**GIVEN INFORMATION:**
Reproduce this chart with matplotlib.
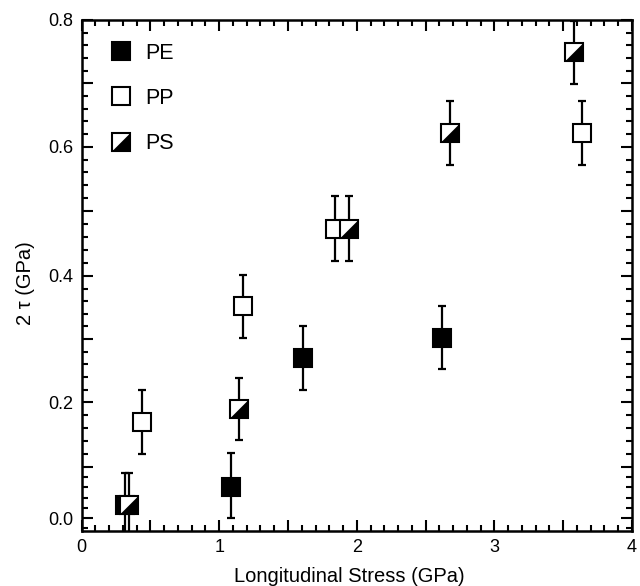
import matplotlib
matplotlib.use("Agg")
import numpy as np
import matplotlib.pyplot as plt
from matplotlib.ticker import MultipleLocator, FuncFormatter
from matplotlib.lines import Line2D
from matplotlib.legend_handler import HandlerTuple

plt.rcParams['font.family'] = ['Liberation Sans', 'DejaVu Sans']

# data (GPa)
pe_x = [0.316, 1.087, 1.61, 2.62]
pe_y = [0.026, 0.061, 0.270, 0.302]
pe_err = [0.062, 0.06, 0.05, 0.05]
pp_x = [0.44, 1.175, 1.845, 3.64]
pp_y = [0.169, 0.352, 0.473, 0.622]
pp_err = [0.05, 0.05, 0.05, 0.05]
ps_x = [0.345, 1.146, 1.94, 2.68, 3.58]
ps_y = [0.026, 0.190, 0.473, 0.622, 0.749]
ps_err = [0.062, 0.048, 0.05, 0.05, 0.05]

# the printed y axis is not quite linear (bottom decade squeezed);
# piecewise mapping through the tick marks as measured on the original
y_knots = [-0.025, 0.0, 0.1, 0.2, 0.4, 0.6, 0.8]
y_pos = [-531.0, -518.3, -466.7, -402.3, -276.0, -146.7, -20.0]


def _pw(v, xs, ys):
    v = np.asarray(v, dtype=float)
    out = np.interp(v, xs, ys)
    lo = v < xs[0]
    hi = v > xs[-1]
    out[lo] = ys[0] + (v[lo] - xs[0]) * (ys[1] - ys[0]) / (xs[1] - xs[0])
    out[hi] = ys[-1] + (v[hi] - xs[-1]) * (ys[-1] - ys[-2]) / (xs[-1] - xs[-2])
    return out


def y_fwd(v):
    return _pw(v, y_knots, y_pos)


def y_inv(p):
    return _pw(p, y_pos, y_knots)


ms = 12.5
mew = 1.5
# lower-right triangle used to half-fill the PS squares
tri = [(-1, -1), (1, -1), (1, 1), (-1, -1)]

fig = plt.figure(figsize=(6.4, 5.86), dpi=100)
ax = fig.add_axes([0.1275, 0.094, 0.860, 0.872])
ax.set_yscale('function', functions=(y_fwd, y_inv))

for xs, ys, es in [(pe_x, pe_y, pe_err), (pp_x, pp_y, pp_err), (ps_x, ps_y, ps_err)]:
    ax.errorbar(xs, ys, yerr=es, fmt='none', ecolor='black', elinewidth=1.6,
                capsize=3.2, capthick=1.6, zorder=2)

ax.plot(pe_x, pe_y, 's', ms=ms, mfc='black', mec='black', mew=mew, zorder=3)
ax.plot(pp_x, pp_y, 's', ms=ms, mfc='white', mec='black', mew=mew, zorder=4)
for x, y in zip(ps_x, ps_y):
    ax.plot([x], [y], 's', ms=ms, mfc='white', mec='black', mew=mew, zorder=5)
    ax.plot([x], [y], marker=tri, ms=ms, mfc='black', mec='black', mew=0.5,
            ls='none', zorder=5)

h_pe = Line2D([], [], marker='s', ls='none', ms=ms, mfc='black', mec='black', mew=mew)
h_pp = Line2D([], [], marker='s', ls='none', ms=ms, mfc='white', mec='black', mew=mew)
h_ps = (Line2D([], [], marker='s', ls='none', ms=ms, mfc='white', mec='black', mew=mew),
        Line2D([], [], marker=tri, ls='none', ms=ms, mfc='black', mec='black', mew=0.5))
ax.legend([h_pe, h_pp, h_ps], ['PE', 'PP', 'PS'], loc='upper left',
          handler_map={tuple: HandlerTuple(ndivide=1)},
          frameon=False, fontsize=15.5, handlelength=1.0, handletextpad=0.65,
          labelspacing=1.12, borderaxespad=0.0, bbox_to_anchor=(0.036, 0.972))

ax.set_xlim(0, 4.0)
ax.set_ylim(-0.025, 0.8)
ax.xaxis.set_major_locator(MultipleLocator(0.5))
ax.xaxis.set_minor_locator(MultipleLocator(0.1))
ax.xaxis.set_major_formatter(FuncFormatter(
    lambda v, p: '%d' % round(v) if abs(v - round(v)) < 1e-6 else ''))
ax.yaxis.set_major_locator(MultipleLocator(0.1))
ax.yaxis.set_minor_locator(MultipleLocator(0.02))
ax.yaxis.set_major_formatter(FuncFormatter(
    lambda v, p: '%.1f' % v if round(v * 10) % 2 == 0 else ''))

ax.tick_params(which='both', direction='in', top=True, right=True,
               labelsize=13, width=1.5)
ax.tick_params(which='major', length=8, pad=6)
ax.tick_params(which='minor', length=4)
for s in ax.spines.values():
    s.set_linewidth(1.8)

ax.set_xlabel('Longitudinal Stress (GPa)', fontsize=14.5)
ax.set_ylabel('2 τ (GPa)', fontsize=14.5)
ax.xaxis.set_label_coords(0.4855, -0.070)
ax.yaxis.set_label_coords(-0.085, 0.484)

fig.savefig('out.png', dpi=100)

**SET TASK:**
Each line from the top of the material through the line containing "plt.rcParams['font.family'] = ['Liberation" should be reproduced exactly; please drop any images.

**OUTPUT BELOW:**
Reproduce this chart with matplotlib.
import matplotlib
matplotlib.use("Agg")
import numpy as np
import matplotlib.pyplot as plt
from matplotlib.ticker import MultipleLocator, FuncFormatter
from matplotlib.lines import Line2D
from matplotlib.legend_handler import HandlerTuple

plt.rcParams['font.family'] = ['Liberation Sans', 'DejaVu Sans']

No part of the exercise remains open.